このときのツアーの参加者は10代後半から20代後半ぐらいの、比較的若い年齢の人が多かったのを覚えています。いざ訪問するお宅に伺うと、NGOの方が間に入って下さり、このツアーの趣旨を説明して下さいました。「ここにいる日本の人たちは、日本で暮らしていますが、今回はマニラのあなたたちの生活を見ることを通して、自分たちに何ができるのかを考えたいそうです」。そう説明して下さると、そのご家族はツアーの参加者に向かって、「私たちのことをぜひ知ってほしい」とおっしゃいました。

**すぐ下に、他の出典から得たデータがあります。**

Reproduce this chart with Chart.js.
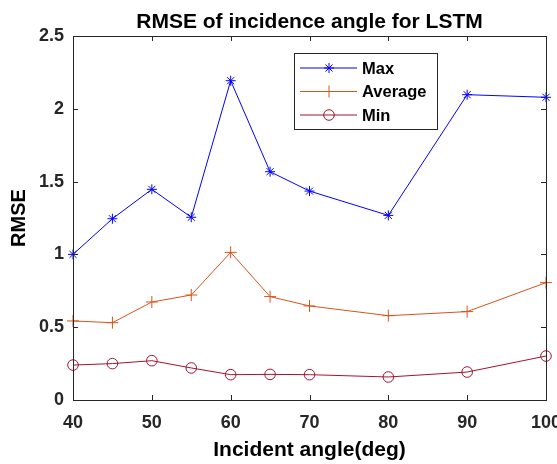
<!DOCTYPE html>
<html lang="en">
<head>
<meta charset="UTF-8">
<title>RMSE of incidence angle for LSTM</title>
<script src="https://cdn.jsdelivr.net/npm/chart.js"></script>
<style>
    html, body { margin: 0; padding: 0; background: #fff; }
    #wrap { width: 557px; height: 464px; }
</style>
</head>
<body>
<div id="wrap"><canvas id="rmseChart"></canvas></div>
<script>
// data
const angles = [40, 45, 50, 55, 60, 65, 70, 80, 90, 100];
const maxRmse = [1.00, 1.245, 1.447, 1.255, 2.193, 1.568, 1.435, 1.268, 2.097, 2.079];
const avgRmse = [0.543, 0.531, 0.673, 0.721, 1.014, 0.710, 0.646, 0.579, 0.607, 0.806];
const minRmse = [0.240, 0.250, 0.270, 0.220, 0.174, 0.176, 0.174, 0.158, 0.192, 0.302];
const xTicks = { min: 40, max: 100, step: 10 };
const yTicks = { min: 0, max: 2.5, step: 0.5 };
const chartTitle = 'RMSE of incidence angle for LSTM';

const axisColor = '#262626';
const fontFamily = "'Liberation Sans', Arial, sans-serif";
Chart.defaults.font.family = fontFamily;

function toPoints(ys) {
    return angles.map((a, i) => ({ x: a, y: ys[i] }));
}

// simple marker drawing for the legend box
function drawMarker(ctx, style, x, y, r) {
    ctx.beginPath();
    if (style === 'circle') {
        ctx.arc(x, y, r, 0, Math.PI * 2);
    } else {
        ctx.moveTo(x - r, y); ctx.lineTo(x + r, y);
        ctx.moveTo(x, y - r); ctx.lineTo(x, y + r);
        if (style === 'star') {
            const d = r * Math.SQRT1_2;
            ctx.moveTo(x - d, y - d); ctx.lineTo(x + d, y + d);
            ctx.moveTo(x - d, y + d); ctx.lineTo(x + d, y - d);
        }
    }
    ctx.stroke();
}

// matlab style box with inward ticks, title centred over the axes
const boxPlugin = {
    id: 'matlabBox',
    afterDraw(chart) {
        const { ctx, chartArea: a, scales } = chart;
        const tl = 5;
        ctx.save();
        ctx.strokeStyle = axisColor;
        ctx.lineWidth = 1;
        ctx.beginPath();
        scales.x.ticks.forEach(t => {
            const px = Math.round(scales.x.getPixelForValue(t.value)) + 0.5;
            ctx.moveTo(px, a.bottom); ctx.lineTo(px, a.bottom - tl);
            ctx.moveTo(px, a.top); ctx.lineTo(px, a.top + tl);
        });
        scales.y.ticks.forEach(t => {
            const py = Math.round(scales.y.getPixelForValue(t.value)) + 0.5;
            ctx.moveTo(a.left, py); ctx.lineTo(a.left + tl, py);
            ctx.moveTo(a.right, py); ctx.lineTo(a.right - tl, py);
        });
        ctx.stroke();
        ctx.strokeRect(Math.round(a.left) + 0.5, Math.round(a.top) + 0.5,
            Math.round(a.right - a.left), Math.round(a.bottom - a.top));

        ctx.fillStyle = '#000';
        ctx.font = 'bold 21px ' + fontFamily;
        ctx.textAlign = 'center';
        ctx.textBaseline = 'alphabetic';
        ctx.fillText(chartTitle, (a.left + a.right) / 2, 28);
        ctx.restore();
    }
};

const legendPlugin = {
    id: 'boxLegend',
    afterDraw(chart) {
        const ctx = chart.ctx;
        const x0 = 294, y0 = 53, w = 143, h = 76;
        ctx.save();
        ctx.fillStyle = '#fff';
        ctx.fillRect(x0, y0, w, h);
        ctx.strokeStyle = axisColor;
        ctx.lineWidth = 1;
        ctx.strokeRect(x0 + 0.5, y0 + 0.5, w, h);
        chart.data.datasets.forEach((ds, i) => {
            const y = y0 + 15 + i * 23.5;
            ctx.strokeStyle = ds.borderColor;
            ctx.lineWidth = 1;
            ctx.beginPath();
            ctx.moveTo(x0 + 6, y); ctx.lineTo(x0 + 63, y);
            ctx.stroke();
            drawMarker(ctx, ds.pointStyle, x0 + 35, y, ds.pointRadius);
            ctx.fillStyle = '#000';
            ctx.font = 'bold 16.5px ' + fontFamily;
            ctx.textBaseline = 'middle';
            ctx.fillText(ds.label, x0 + 68, y + 1);
        });
        ctx.restore();
    }
};

const tickFont = { size: 18, weight: 'bold' };

new Chart(document.getElementById('rmseChart'), {
    type: 'line',
    data: {
        datasets: [{
            label: 'Max',
            data: toPoints(maxRmse),
            borderColor: '#0000FF',
            backgroundColor: '#0000FF',
            pointStyle: 'star',
            pointRadius: 5
        }, {
            label: 'Average',
            data: toPoints(avgRmse),
            borderColor: '#D95319',
            backgroundColor: '#D95319',
            pointStyle: 'cross',
            pointRadius: 6
        }, {
            label: 'Min',
            data: toPoints(minRmse),
            borderColor: '#A2142F',
            backgroundColor: 'rgba(0,0,0,0)',
            pointStyle: 'circle',
            pointRadius: 5.3
        }]
    },
    options: {
        responsive: true,
        maintainAspectRatio: false,
        animation: false,
        layout: { padding: { left: 0, right: 11, top: 36, bottom: 0 } },
        elements: {
            line: { borderWidth: 1, tension: 0 },
            point: { borderWidth: 1, hoverRadius: 5 }
        },
        datasets: { line: { clip: false } },
        plugins: {
            legend: { display: false },
            tooltip: { enabled: false },
            title: { display: false }
        },
        scales: {
            x: {
                type: 'linear',
                min: xTicks.min,
                max: xTicks.max,
                ticks: { stepSize: xTicks.step, padding: 12, color: axisColor, font: tickFont, maxRotation: 0 },
                grid: { display: false, drawTicks: false },
                border: { display: false },
                title: { display: true, text: 'Incident angle(deg)', color: '#000', font: { size: 21, weight: 'bold' }, padding: { top: 0, bottom: 1 } },
                afterFit(s) { s.height = 64; s.paddingLeft = 0; s.paddingRight = 0; }
            },
            y: {
                min: yTicks.min,
                max: yTicks.max,
                ticks: { stepSize: yTicks.step, padding: 9, color: axisColor, font: tickFont, callback: v => String(v) },
                grid: { display: false, drawTicks: false },
                border: { display: false },
                title: { display: true, text: 'RMSE', color: '#000', font: { size: 20, weight: 'bold' }, padding: { top: 7, bottom: 0 } },
                afterFit(s) { s.width = 73; }
            }
        }
    },
    plugins: [boxPlugin, legendPlugin]
});
</script>
</body>
</html>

自分たちの力ではこの暮らしはどうしようもないから、知ってもらいたいと。そして家の内部まで見せて下さったのですが、参加者の方々は、日本での自分たちの暮らしとあまりにも違うため、驚かれて涙を流している方もいらっしゃいました。

参加者の方々の考えや思いは、さまざまな国を訪れるたびに豊かに変化なさいます。この仕事をしていて最も充実感を得られるのは、このように、参加者の方々の変わっていく様子を見るときです。複数の国の人たちの暮らしぶりを見ることで、皆さんはご自分なりに、「日本に帰ったらこういうことができるのではないだろうか……」と考えを巡らせるようです。

こういう声を、旅を終えてからの報告会でお聞きすると、とても感動します。私自身が、ツアーに対して提案できることは本当に微々たるものですが、そのことを通してお客様の心が動くのだと思うと感慨深いです。本当に意味のある仕事をしているのだと、誇りに思えます。